Kekerasan aparat kepolisian dan tindakan premanisme yang menimpa para pejuang agraria di Kabupaten Indramayu 25-29 Agustus 2013 kemarin.Adalah cermin konkrit yang menggambarkan betapa buruknya, tindakan Negara dalam melindungi hak-hak rakyat khususnya hak atas tanah. Konteks peristiwa yang dipicu pembanguan Waduk Bubur Gadung, ternyata merampas tanah rakyat. Lebih dari 200 hektar lahan garapan petani di Desa Loyang, Kecamatan Cikedung, Kabupaten Indramayu. Lokasi pembangunan Waduk terdapat 30 KK anggota STI.
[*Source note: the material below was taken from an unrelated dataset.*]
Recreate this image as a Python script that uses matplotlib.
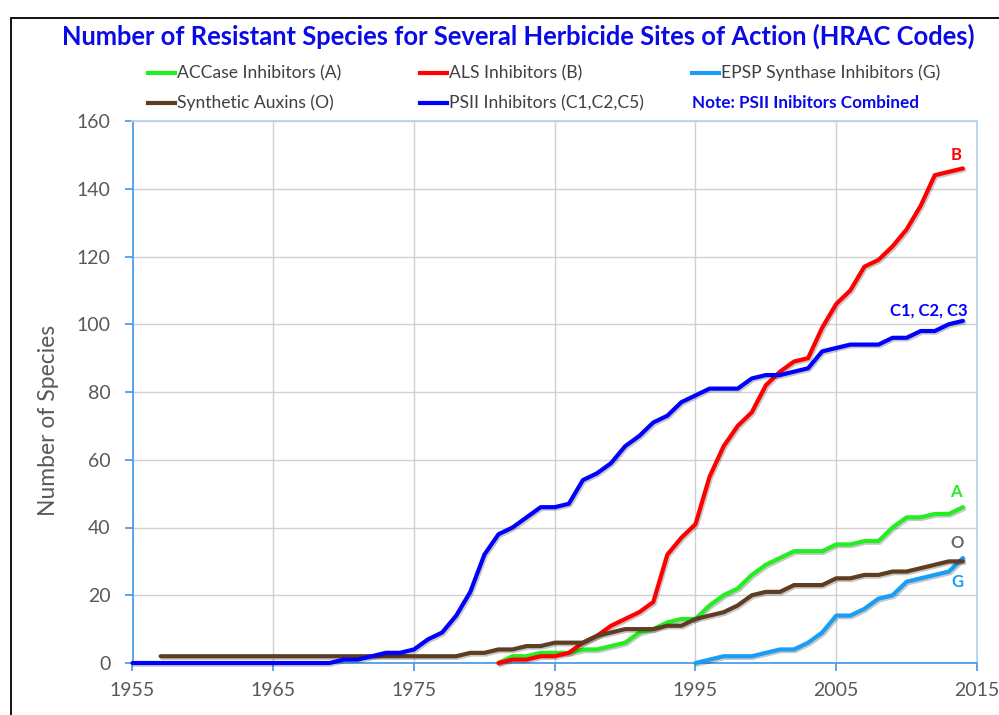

Salah satu turunan MP3EI (Masterplan percepatan dan perluasan pembangunan Ekonomi Indonesia) adalah mengatur tentang pertanahan dan agraria. Dimana Negara atas nama kepentingan umum bisa merampas tanah-tanah rakyat untuk dijadikan investasi. Investasi ini tentunya sarat akan kepentingan untuk memperlancar arus modal terutama modal asing ke Indonesia. Praktek perampasan tanah ssemakin menjadi-jadi dan menimbulkan resistensi dirakyatnya. Banyaknya kasus konflik agraria yang terjadi di Indonesia adalah contoh yang nyata dimana rakyat kecil dijadikan korban penggususran dan perampasan tanah dan bangunan. Refresifitas yang dilakukan aparat keamanan terhadap petani yang berjuang mempertahankan tanah dan ruang agrarianya juga sudah terjadi dimana-mana. Persoalan agraria bukan hanya persoalana petani saja, melainkan adalah persoalan rakyat. Karena jelas, rakyatlah yang menjadi subyek dalam dunia agraria.
Belum lagi pada bulan ini Peraturan Daerah Istimewa (PERDAIS) digodok dalam rapat DPRD yang rencananya pada akir bulan ini akan disahkan. Perda Istimewa yang didalamnya juga mengatur tentang pertanahan Yogyakarta nantinya akan ada pengaturan khusus mengenai Sultan Ground (SG) dan Pakualaman Ground (PAG). Dengan adanya UU keistimewaan Yogyakarta dan PERDAIS ini maka jelaslah sebagai salah satu regulasi yang mengatur tentang status tanah-tanah kerajaan tersebut sah secara hukum. Kekuasaan Keraton Yogyakarta beserta keluarganya semakin berkuasa atas kepemilikan tanah.